The test program ran each query once to ensure that all code was loaded and JITed, and all access plans and data were cached, so that startup time was excluded for each scenario. The program then ran 10,000 queries and collected aggregate time and working set information. For each scenario, the test program was run once, then run 10 times to record timing data.
Keep in mind that the test was designed to measure only the code execution for queries. There is no business logic, and the test design ensured that start-up costs were excluded from test results.
As expected, using a DataReader with raw T-SQL is the best performer, and the technology of choice for extremely large data volumes and for applications where performance is the only thing that matters. The DataReader used .40 milliseconds (elapsed) to retrieve 92 rows and store the data in a list, and only .15 milliseconds for a single row.
The DataTable with classic ADO.NET performed almost as well, using .58 milliseconds (elapsed) for 92 rows and .18 milliseconds for a single row. In the chart above, the DataReader is used as a baseline for comparison, so the relative cost of using a DataTable and DataAdapter was 1.4 for 92 rows, and 1.2 for a single row. That's not a lot of overhead in exchange for using a standardized structure that includes metadata on names and data types. Memory usage was virtually identical to memory usage for the DataReader.
LINQ to SQL also performed very well, using .63 milliseconds (elapsed) for 92 rows and .36 milliseconds for a single row. The performance ratio compared to the DataReader is 1.6 for 92 rows and 2.3 for a single row. Compared to the DataTable, the performance ratio (not charted) was 1.2 for 92 rows and 1.9 for a single row. LINQ to SQL used 40 MB additional memory, based on the final working set size at the end of each run.
That's very decent performance, considering the additional overhead, although Rico Mariani of Microsoft got even better numbers (and I'd love to know how to get closer to those results). In my tests, all queries established new connection objects (or data contexts) for each query, but I can't tell if Rico did the same in his performance tests. This may account for the difference in performance.
With Entity Framework, I found significant additional performance costs. LINQ to EF used 2.73 milliseconds (elapsed) to retrieve 92 rows, and 2.43 milliseconds for a single row. For 92 rows, that's a performance ratio of 6.8 compared to the DataReader, 4.7 compared to the DataTable, and 4.4 compared to LINQ to SQL (the latter two are not charted above). For a single row, LINQ to EF used 2.43 millisecond (elapsed), with performance ratios of 16.0 compared to the DataReader, 13.2 compared to the DataTable, and 6.8 compared to LINQ to SQL. Memory usage for LINQ to EF was about 130 MB more than for the DataReader.
Entity SQL queries to EF performed about the same as LINQ to EF, with 2.78 milliseconds (elapsed) for 92 rows and 2.32 milliseconds for a single row. Memory usage was similar to LINQ to EF.

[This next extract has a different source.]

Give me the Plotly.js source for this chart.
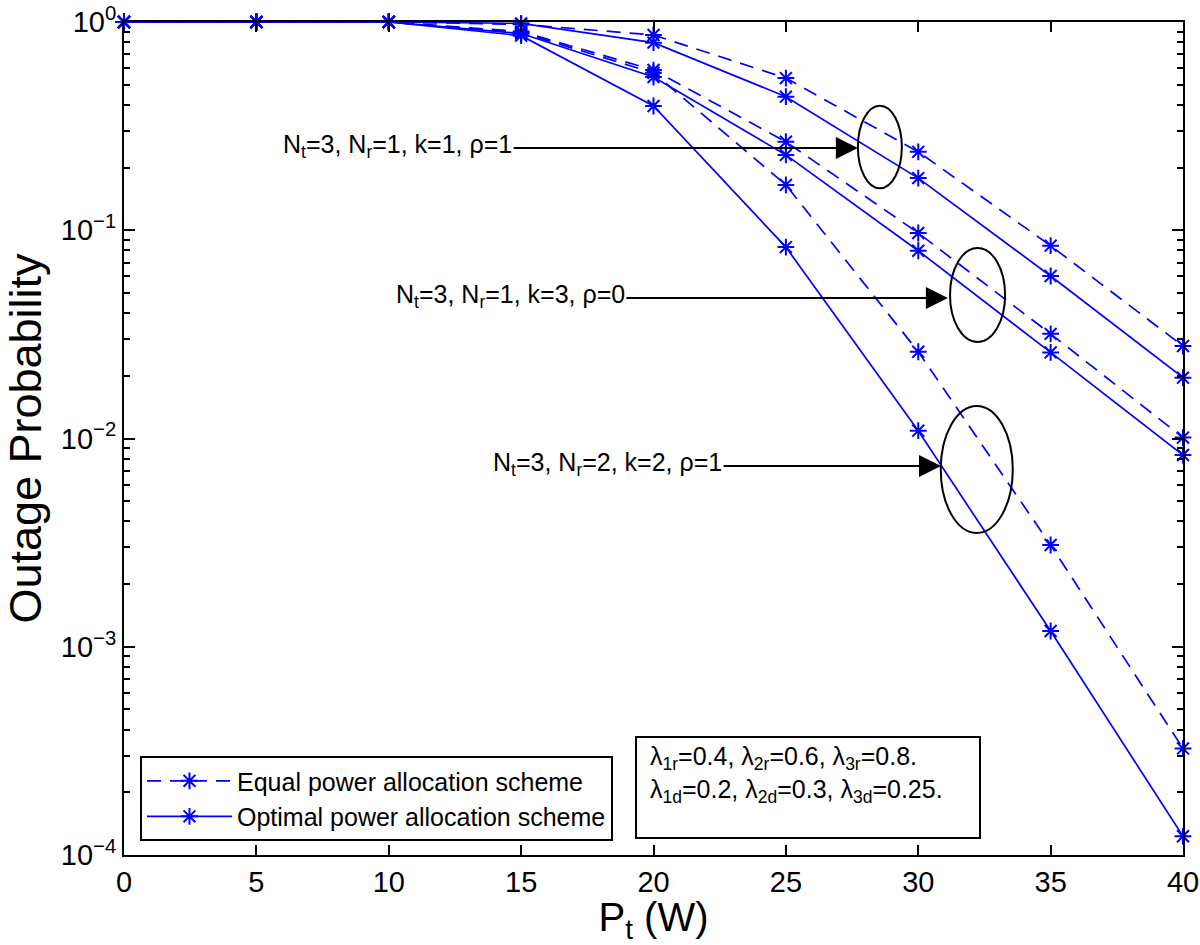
<!DOCTYPE html>
<html>
<head>
<meta charset="utf-8">
<script src="https://cdn.plot.ly/plotly-3.0.1.min.js"></script>
<style>
  html, body { margin: 0; padding: 0; background: #fff; }
  #chart { width: 1200px; height: 945px; }
</style>
</head>
<body>
<div id="chart"></div>
<script>
// transmit power P_t (W)
const powerW = [0, 5, 10, 15, 20, 25, 30, 35, 40];

// outage probability
const equalK1 = [1, 1, 1, 0.975, 0.866, 0.538, 0.238, 0.0843, 0.0278];
const optimalK1 = [1, 1, 1, 0.985, 0.796, 0.438, 0.178, 0.0603, 0.0196];
const equalK3 = [1, 1, 1, 0.90, 0.588, 0.266, 0.097, 0.0318, 0.0101];
const optimalK3 = [1, 1, 1, 0.88, 0.544, 0.230, 0.0797, 0.0259, 0.00833];
const equalK2 = [1, 1, 1, 0.89, 0.57, 0.165, 0.0261, 0.00308, 0.000325];
const optimalK2 = [1, 1, 1, 0.86, 0.395, 0.083, 0.0109, 0.00119, 0.000123];

const xTicks = [0, 5, 10, 15, 20, 25, 30, 35, 40];
const yTickVals = [1, 0.1, 0.01, 0.001, 0.0001];
const yTickText = ['10<sup>0</sup>', '10<sup>\u22121</sup>', '10<sup>\u22122</sup>', '10<sup>\u22123</sup>', '10<sup>\u22124</sup>'];

const FONT = 'Liberation Sans, Arial, Helvetica, sans-serif';
const BLUE = '#0000ff';

function curve(y, dashed, name, showlegend) {
    return {
        type: 'scatter',
        mode: 'lines+markers',
        x: powerW,
        y: y,
        name: name,
        showlegend: showlegend,
        legendgroup: dashed ? 'equal' : 'optimal',
        cliponaxis: false,
        line: { color: BLUE, width: 1.7, dash: dashed ? '14px,9px' : 'solid' },
        marker: { symbol: 'asterisk-open', size: 14, line: { color: BLUE, width: 2 } },
    };
}

const traces = [
    curve(equalK1, true, 'Equal power allocation scheme', true),
    curve(optimalK1, false, 'Optimal power allocation scheme', true),
    curve(equalK3, true, '', false),
    curve(optimalK3, false, '', false),
    curve(equalK2, true, '', false),
    curve(optimalK2, false, '', false),
];

// minor ticks 2..9 in each decade
const minorVals = [];
for (let d = -4; d < 0; d += 1) {
    for (let m = 2; m <= 9; m += 1) minorVals.push(m * Math.pow(10, d));
}

function arrow(textHtml, tailX, tipX, yLog) {
    return [
        {
            x: tipX, y: yLog, ax: tailX, ay: yLog,
            xref: 'x', yref: 'y', axref: 'x', ayref: 'y',
            text: '', showarrow: true,
            arrowhead: 2, arrowsize: 2.2, arrowwidth: 2, arrowcolor: '#000',
        },
        {
            x: tailX, y: yLog, xref: 'x', yref: 'y',
            text: textHtml, showarrow: false,
            xanchor: 'right', yanchor: 'middle', xshift: 2, yshift: 2,
            font: { family: FONT, size: 25, color: '#000' },
        },
    ];
}

const annotations = [
    ...arrow('N<sub>t</sub>=3, N<sub>r</sub>=1, k=1, \u03c1=1', 14.66, 27.72, -0.605),
    ...arrow('N<sub>t</sub>=3, N<sub>r</sub>=1, k=3, \u03c1=0', 18.92, 31.12, -1.325),
    ...arrow('N<sub>t</sub>=3, N<sub>r</sub>=2, k=2, \u03c1=1', 22.59, 30.86, -2.132),
    {
        x: 0.495, y: 0.097, xref: 'paper', yref: 'paper',
        xanchor: 'left', yanchor: 'middle', align: 'left', showarrow: false,
        text: '\u03bb<sub>1r</sub>=0.4, \u03bb<sub>2r</sub>=0.6, \u03bb<sub>3r</sub>=0.8.<br>' +
              '\u03bb<sub>1d</sub>=0.2, \u03bb<sub>2d</sub>=0.3, \u03bb<sub>3d</sub>=0.25.',
        font: { family: FONT, size: 25, color: '#000' },
    },
];

// ellipses: x in data units, y in paper units
const shapes = [
    { type: 'circle', xref: 'x', yref: 'paper', x0: 27.72, x1: 29.38, y0: 0.8004, y1: 0.8995, line: { color: '#000', width: 2 } },
    { type: 'circle', xref: 'x', yref: 'paper', x0: 31.20, x1: 33.28, y0: 0.6158, y1: 0.7287, line: { color: '#000', width: 2 } },
    { type: 'circle', xref: 'x', yref: 'paper', x0: 30.85, x1: 33.57, y0: 0.3866, y1: 0.5390, line: { color: '#000', width: 2 } },
    { type: 'rect', xref: 'paper', yref: 'paper', x0: 0.4835, x1: 0.8083, y0: 0.0204, y1: 0.1417,
      line: { color: '#000', width: 2 }, fillcolor: '#fff', layer: 'above' },
];

const layout = {
    width: 1200,
    height: 945,
    margin: { l: 124, r: 17, t: 22, b: 90 },
    paper_bgcolor: '#fff',
    plot_bgcolor: '#fff',
    font: { family: FONT, color: '#000' },
    showlegend: true,
    legend: {
        x: 0.0151, y: 0.1188, xanchor: 'left', yanchor: 'top',
        bgcolor: '#fff', bordercolor: '#000', borderwidth: 2,
        font: { family: FONT, size: 25, color: '#000' },
        itemwidth: 85,
        tracegroupgap: 0,
    },
    xaxis: {
        range: [0, 40],
        tickmode: 'array',
        tickvals: xTicks,
        ticks: 'inside', ticklen: 10, tickwidth: 2, tickcolor: '#000',
        showline: true, linecolor: '#000', linewidth: 2, mirror: 'ticks',
        showgrid: false, zeroline: false,
        tickfont: { family: FONT, size: 29, color: '#000' },
        title: { text: 'P<sub>t</sub> (W)', font: { family: FONT, size: 40, color: '#000' }, standoff: 12 },
    },
    yaxis: {
        type: 'log',
        range: [-4, 0],
        tickmode: 'array',
        tickvals: yTickVals,
        ticktext: yTickText,
        ticks: 'inside', ticklen: 11, tickwidth: 2, tickcolor: '#000',
        minor: { tickmode: 'array', tickvals: minorVals, ticks: 'inside', ticklen: 6, tickwidth: 2, tickcolor: '#000', showgrid: false },
        showline: true, linecolor: '#000', linewidth: 2, mirror: 'ticks',
        showgrid: false, zeroline: false,
        tickfont: { family: FONT, size: 29, color: '#000' },
        title: { text: 'Outage Probability', font: { family: FONT, size: 45, color: '#000' }, standoff: 16 },
    },
    shapes: shapes,
    annotations: annotations,
};

Plotly.newPlot('chart', traces, layout, { displayModeBar: false, staticPlot: true });
</script>
</body>
</html>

Some of the conclusions are obvious. If performance is paramount, go with a DataReader! Entity Framework uses two layers of object mapping (compared to a single layer in LINQ to SQL), and the additional mapping has performance costs. At least in EF version 1, application designers should choose Entity Framework only if the modeling and ORM mapping capabilities can justify that cost.
In between those extremes, the real surprise is that LINQ to SQL can perform so well. (The caveat is that tuning LINQ to SQL is not always straight-forward.) The advantage that LINQ (including LINQ to EF) offers is in code quality, resulting from two key improvements over classic ADO.NET:
- Names and data types are strongly enforced from top to bottom of your application. Very specifically, that means all the way down to the tables in the database. LINQ uses .NET types, further simplifying the developer's life.
- DataTables and DataSets bring the relational data model rather intrusively into the code. To process data in a DataTable, you must adapt your code to the DataTable structure, including DataRows, DataColumns, and (with DataSets and multiple tables) DataRelationships. By contrast, LINQ is a first-class language component in .NET, with object-relational mapping inherent in the LINQ data providers and models. Processing data with LINQ feels like processing object collections, because that's exactly what you're doing.
So for now, LINQ to SQL is a winner! As Entity Framework version 2 takes shape, it will be time to re-evaluate.
Edited to fix math errors (blush). These affect timings only, but since the chart is based on ratios, those numbers are still correct.